I’m venturing a guess that the young guy was a hair off base with his New Zealand answer. Unless New Zealand is considered local, and there’s a Shenandoah, New Zealand.

Leah and I walked some more, finally settling at the cupcake stand. I’m not much of a cupcake person, but splitting one between the two of us sounded about right. We picked out a cookies ‘n cream cupcake.

Leah tried to cut the cupcake in half, but the thing was chilled solid. She could barely work her way through it.

And it tasted bad. Not the texture of a cupcake at all; more like cold cookie dough with a mound of frosting.  A couple of bites were all I could handle.

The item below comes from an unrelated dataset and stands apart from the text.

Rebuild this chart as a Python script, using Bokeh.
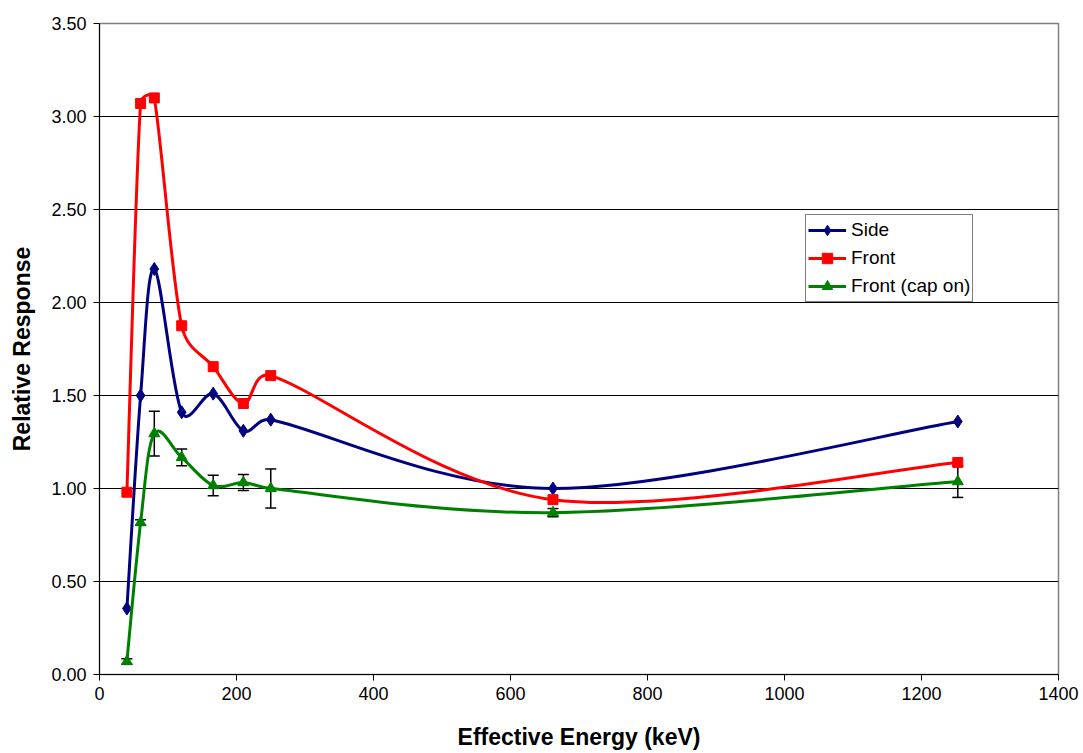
import math
from bokeh.plotting import figure
from bokeh.models import (ColumnDataSource, Legend, LegendItem, Whisker, TeeHead,
                          Range1d, FixedTicker, NumeralTickFormatter)
from bokeh.embed import file_html
from bokeh.resources import INLINE

# Effective energies (keV)
energy = [40, 60, 80, 120, 166, 210, 250, 662, 1253]

# Relative response per orientation
side = [0.355, 1.50, 2.18, 1.41, 1.51, 1.31, 1.37, 1.00, 1.36]
front = [0.98, 3.07, 3.10, 1.875, 1.655, 1.457, 1.607, 0.94, 1.14]
front_cap = [0.07, 0.817, 1.295, 1.167, 1.016, 1.032, 1.00, 0.87, 1.037]
front_cap_err = [0.015, 0.015, 0.12, 0.045, 0.055, 0.043, 0.105, 0.022, 0.085]

x_ticks = [0, 200, 400, 600, 800, 1000, 1200, 1400]
y_ticks = [0.0, 0.5, 1.0, 1.5, 2.0, 2.5, 3.0, 3.5]

X_MAX, Y_MAX = 1400, 3.5
W, H = 1083, 753
LEFT, RIGHT, TOP, BOTTOM = 99, 25, 23, 79
FRAME_W, FRAME_H = W - LEFT - RIGHT, H - TOP - BOTTOM

FONT = "Liberation Sans"

p = figure(width=W, height=H, output_backend="svg", toolbar_location=None,
           x_range=Range1d(0, X_MAX), y_range=Range1d(0, Y_MAX),
           min_border_left=LEFT, min_border_right=RIGHT, min_border_top=TOP,
           min_border_bottom=BOTTOM)
p.background_fill_color = "white"
p.border_fill_color = "white"
p.outline_line_color = "#808080"
p.outline_line_width = 1.5

p.xgrid.grid_line_color = None
p.ygrid.grid_line_color = "black"
p.ygrid.grid_line_width = 1
p.ygrid.ticker = FixedTicker(ticks=y_ticks)

for ax in (p.xaxis[0], p.yaxis[0]):
    ax.axis_line_color = "black"
    ax.major_tick_line_color = "black"
    ax.major_tick_out = 6
    ax.major_tick_in = 0
    ax.minor_tick_line_color = None
    ax.major_label_text_font = FONT
    ax.major_label_text_font_size = "18px"
    ax.major_label_text_color = "black"
    ax.axis_label_text_font = FONT
    ax.axis_label_text_font_size = "23px"
    ax.axis_label_text_font_style = "bold"
    ax.axis_label_text_color = "black"

p.xaxis.ticker = FixedTicker(ticks=x_ticks)
p.yaxis.ticker = FixedTicker(ticks=y_ticks)
p.yaxis.formatter = NumeralTickFormatter(format="0.00")
p.xaxis.axis_label = "Effective Energy (keV)"
p.yaxis.axis_label = "Relative Response"
p.xaxis.major_label_standoff = 6
p.yaxis.major_label_standoff = 7
p.xaxis.axis_label_standoff = 21
p.yaxis.axis_label_standoff = 13


def smooth_segments(xs, ys):
    """Cubic Bezier segments through the points, spreadsheet-style smoothing.

    Control points follow the neighbouring-point tangent (factor 1/6), with the
    handle length capped at half the segment length, measured in screen pixels.
    """
    sx, sy = FRAME_W / X_MAX, FRAME_H / Y_MAX
    P = [(x * sx, y * sy) for x, y in zip(xs, ys)]
    n = len(P)

    def dist(a, b):
        return math.hypot(a[0] - b[0], a[1] - b[1])

    seg = dict(x0=[], y0=[], x1=[], y1=[], cx0=[], cy0=[], cx1=[], cy1=[])
    for i in range(n - 1):
        p0, p1 = P[max(i - 1, 0)], P[i]
        p2, p3 = P[i + 1], P[min(i + 2, n - 1)]
        d12 = dist(p1, p2)
        d02 = dist(p0, p2)
        d13 = dist(p1, p3)
        f1 = 1 / 6 if d02 / 6 < d12 / 2 else (d12 / 2) / d02
        f2 = 1 / 6 if d13 / 6 < d12 / 2 else (d12 / 2) / d13
        b1 = (p1[0] + (p2[0] - p0[0]) * f1, p1[1] + (p2[1] - p0[1]) * f1)
        b2 = (p2[0] - (p3[0] - p1[0]) * f2, p2[1] - (p3[1] - p1[1]) * f2)
        seg["x0"].append(xs[i]); seg["y0"].append(ys[i])
        seg["x1"].append(xs[i + 1]); seg["y1"].append(ys[i + 1])
        seg["cx0"].append(b1[0] / sx); seg["cy0"].append(b1[1] / sy)
        seg["cx1"].append(b2[0] / sx); seg["cy1"].append(b2[1] / sy)
    return ColumnDataSource(seg)


series = [
    ("Side", side, "#000080", "diamond", 13),
    ("Front", front, "#ff0000", "square", 10),
    ("Front (cap on)", front_cap, "#008000", "triangle", 11),
]

items = []
for label, vals, color, marker, size in series:
    p.bezier(x0="x0", y0="y0", x1="x1", y1="y1", cx0="cx0", cy0="cy0",
             cx1="cx1", cy1="cy1", source=smooth_segments(energy, vals),
             line_color=color, line_width=3)
    # single-point line used only as the legend swatch
    swatch = p.line(x=[energy[0]], y=[vals[0]], line_color=color, line_width=3)
    if label == "Front (cap on)":
        src = ColumnDataSource(dict(
            x=energy,
            upper=[v + e for v, e in zip(vals, front_cap_err)],
            lower=[v - e for v, e in zip(vals, front_cap_err)]))
        p.add_layout(Whisker(source=src, base="x", upper="upper", lower="lower",
                             line_color="black", line_width=1.5,
                             upper_head=TeeHead(size=11, line_color="black", line_width=1.5),
                             lower_head=TeeHead(size=11, line_color="black", line_width=1.5)))
    pts = p.scatter(x=energy, y=vals, marker=marker, size=size,
                    fill_color=color, line_color=color)
    items.append(LegendItem(label=label, renderers=[swatch, pts]))

legend = Legend(items=items, location=(706, 372))
legend.border_line_color = "black"
legend.border_line_width = 1
legend.background_fill_color = "white"
legend.background_fill_alpha = 1
legend.label_text_font = FONT
legend.label_text_font_size = "19px"
legend.label_text_color = "black"
legend.glyph_width = 38
legend.glyph_height = 26
legend.label_height = 26
legend.label_standoff = 5
legend.spacing = 2
legend.padding = 2
legend.margin = 0
p.add_layout(legend, "center")

open("out.html", "w").write(file_html(p, INLINE))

As food success goes, we went 1 out of 3.  That’s good for a baseball batting average; it’s not so good for sampling food.  It’s possible we made the wrong choices, or the particular vendors we stopped at were having a bad day. I’d like to think what we ate isn’t representative of the market as a whole. That’d be a real shame.

I’d like to return to Union Market again, because my first impression was … iffy. What does it want to be? Reading Terminal Market has something for everyone, and seems to function as both a tourist destination and a stop for Philly regulars of all types. Union Market exudes a more exclusive sheen. Rather than being exclusive, isn’t there some room for inclusive?